Since then, Ben Johnson has been replaced by former Virginia assistant and Boise State head coach — and defensive specialist — Rod Jensen after Johnson moved to Australia and the change to Jensen is leading to a different approach in defensive philosophy from head coach Ken Bone.

The Cougars will up the defensive pressure this season by defending the length of the floor, according to an interview with Bone from Barry Bolton of Scout.com’s Washington State site, Cougfan.com.

“We want to get points out of it … This year (on defense) is going to be very, very different,” Bone told Cougfan.com.

Bone went on to say that this is a defense that the program hasn’t seen in some time.
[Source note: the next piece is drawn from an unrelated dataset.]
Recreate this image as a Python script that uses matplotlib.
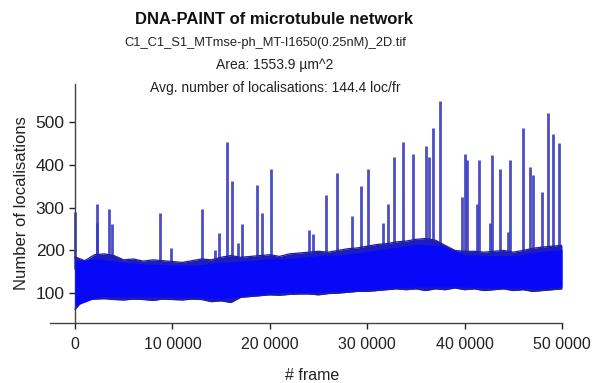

“We’re going to get after people,” Bone said. “We are going to get after people at the guards spots, and we are going to get out and pressure and deny.

“And we’re going to do it more than Cougar fans have seen in a long time.”

That also means an uptempo game and more tired legs, and Washington State’s rotation is likely going to expand to 9-to-11 guys.

Bone gave more insight to Bolton revealing details about the rotation.
“You figure 8, 9, 10 guys in rotation but in time that might change — we haven’t introduced a lot of stuff to them yet (in the limited practicing allowed this time of year),” said Bone. “You’ve got guys that have played a lot for us in D.J. Shelton, Will DiIorio, Royce Woolridge, Dexter Kernich-Drew, (Junior Longrus) and DaVonté Lacy.

“And then you add in Que Demarquise Johnson and Jordan Railey, who were with us last year but didn’t play. And then you have Danny Lawhorn and the two freshmen, Ike Ikenna Iroegbu and Josh Hawkinson. That’s already 10-11 guys. And you might have one or two who might not be ready to fulfill that 10-15 minute role. And you’ve got Brett Boese, who is coming on and could slip into that kind of role. So there are some things that are yet to unfold.”
The new-look Washington State defense will be interesting and even though they lost arguably their two best players from last season in forward Brock Motum and guard Mike Ladd, they clearly needed to change something up from a disappointing 2012-13 record of 13-19 and 4-14 in the Pac-12.

If some of the new guys or former role players can step up, Washington State should improve from last season.